DIRECTION: Take every line from the first down to the line with "import plotly.graph_objects as go" and set it down exactly, without the pictures.

◇ ◇ ◇ ◇

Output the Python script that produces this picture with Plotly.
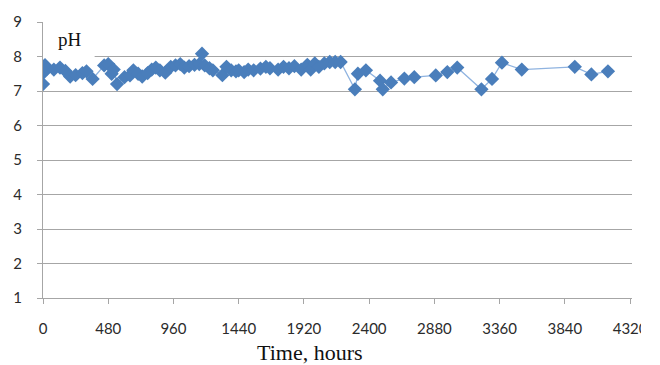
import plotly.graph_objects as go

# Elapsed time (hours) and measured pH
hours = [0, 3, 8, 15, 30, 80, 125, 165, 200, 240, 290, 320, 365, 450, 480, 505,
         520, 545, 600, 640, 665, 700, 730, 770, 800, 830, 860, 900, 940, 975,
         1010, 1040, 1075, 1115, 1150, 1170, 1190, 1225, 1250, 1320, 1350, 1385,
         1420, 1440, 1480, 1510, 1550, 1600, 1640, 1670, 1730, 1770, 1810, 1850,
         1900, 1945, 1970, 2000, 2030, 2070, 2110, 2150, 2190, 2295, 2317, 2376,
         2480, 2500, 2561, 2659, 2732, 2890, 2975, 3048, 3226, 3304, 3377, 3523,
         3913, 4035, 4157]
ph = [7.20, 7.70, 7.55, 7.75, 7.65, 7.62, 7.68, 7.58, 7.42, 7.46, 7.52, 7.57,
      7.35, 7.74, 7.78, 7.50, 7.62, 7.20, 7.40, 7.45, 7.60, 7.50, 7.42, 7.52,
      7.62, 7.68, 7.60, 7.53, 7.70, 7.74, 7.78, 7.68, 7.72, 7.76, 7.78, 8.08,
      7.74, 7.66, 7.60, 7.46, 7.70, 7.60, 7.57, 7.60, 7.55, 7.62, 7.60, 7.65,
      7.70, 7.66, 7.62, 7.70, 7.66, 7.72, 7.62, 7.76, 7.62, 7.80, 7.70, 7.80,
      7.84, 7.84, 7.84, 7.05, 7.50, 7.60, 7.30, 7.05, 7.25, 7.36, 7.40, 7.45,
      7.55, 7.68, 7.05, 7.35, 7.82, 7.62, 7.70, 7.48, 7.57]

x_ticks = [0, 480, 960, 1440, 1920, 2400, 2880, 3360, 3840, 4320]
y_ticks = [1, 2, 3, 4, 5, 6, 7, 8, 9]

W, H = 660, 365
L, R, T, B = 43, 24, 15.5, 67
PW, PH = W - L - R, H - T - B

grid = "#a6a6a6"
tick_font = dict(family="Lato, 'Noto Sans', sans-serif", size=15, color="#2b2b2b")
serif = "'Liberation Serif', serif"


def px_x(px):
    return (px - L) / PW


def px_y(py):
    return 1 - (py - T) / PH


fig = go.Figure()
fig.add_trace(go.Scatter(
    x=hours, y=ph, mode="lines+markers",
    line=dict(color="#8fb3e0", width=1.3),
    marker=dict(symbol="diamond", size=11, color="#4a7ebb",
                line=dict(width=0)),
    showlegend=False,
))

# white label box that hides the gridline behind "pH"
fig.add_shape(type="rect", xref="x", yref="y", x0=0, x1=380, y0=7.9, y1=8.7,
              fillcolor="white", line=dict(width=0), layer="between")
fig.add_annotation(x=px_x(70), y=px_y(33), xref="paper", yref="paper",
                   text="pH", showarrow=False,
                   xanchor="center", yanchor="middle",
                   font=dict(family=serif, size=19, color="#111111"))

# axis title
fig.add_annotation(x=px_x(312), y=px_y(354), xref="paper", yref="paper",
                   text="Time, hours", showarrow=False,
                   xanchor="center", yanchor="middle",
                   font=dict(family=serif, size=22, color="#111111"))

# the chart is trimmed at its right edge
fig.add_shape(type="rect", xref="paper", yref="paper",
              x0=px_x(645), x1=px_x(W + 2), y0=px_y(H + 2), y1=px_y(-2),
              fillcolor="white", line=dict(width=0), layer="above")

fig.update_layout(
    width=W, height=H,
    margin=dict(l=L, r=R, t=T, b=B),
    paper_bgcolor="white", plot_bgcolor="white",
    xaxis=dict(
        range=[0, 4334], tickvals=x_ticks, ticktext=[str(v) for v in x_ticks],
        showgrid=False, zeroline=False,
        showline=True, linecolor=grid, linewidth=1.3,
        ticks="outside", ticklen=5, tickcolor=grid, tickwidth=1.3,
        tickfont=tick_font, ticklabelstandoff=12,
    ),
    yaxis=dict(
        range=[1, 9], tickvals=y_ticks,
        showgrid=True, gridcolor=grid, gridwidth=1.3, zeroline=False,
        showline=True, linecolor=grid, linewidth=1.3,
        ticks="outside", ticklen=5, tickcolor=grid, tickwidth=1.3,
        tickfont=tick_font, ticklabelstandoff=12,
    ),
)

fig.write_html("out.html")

◇ ◇ ◇ ◇

WRITTEN REPLY:
Output the Python script that produces this picture with Plotly.
import plotly.graph_objects as go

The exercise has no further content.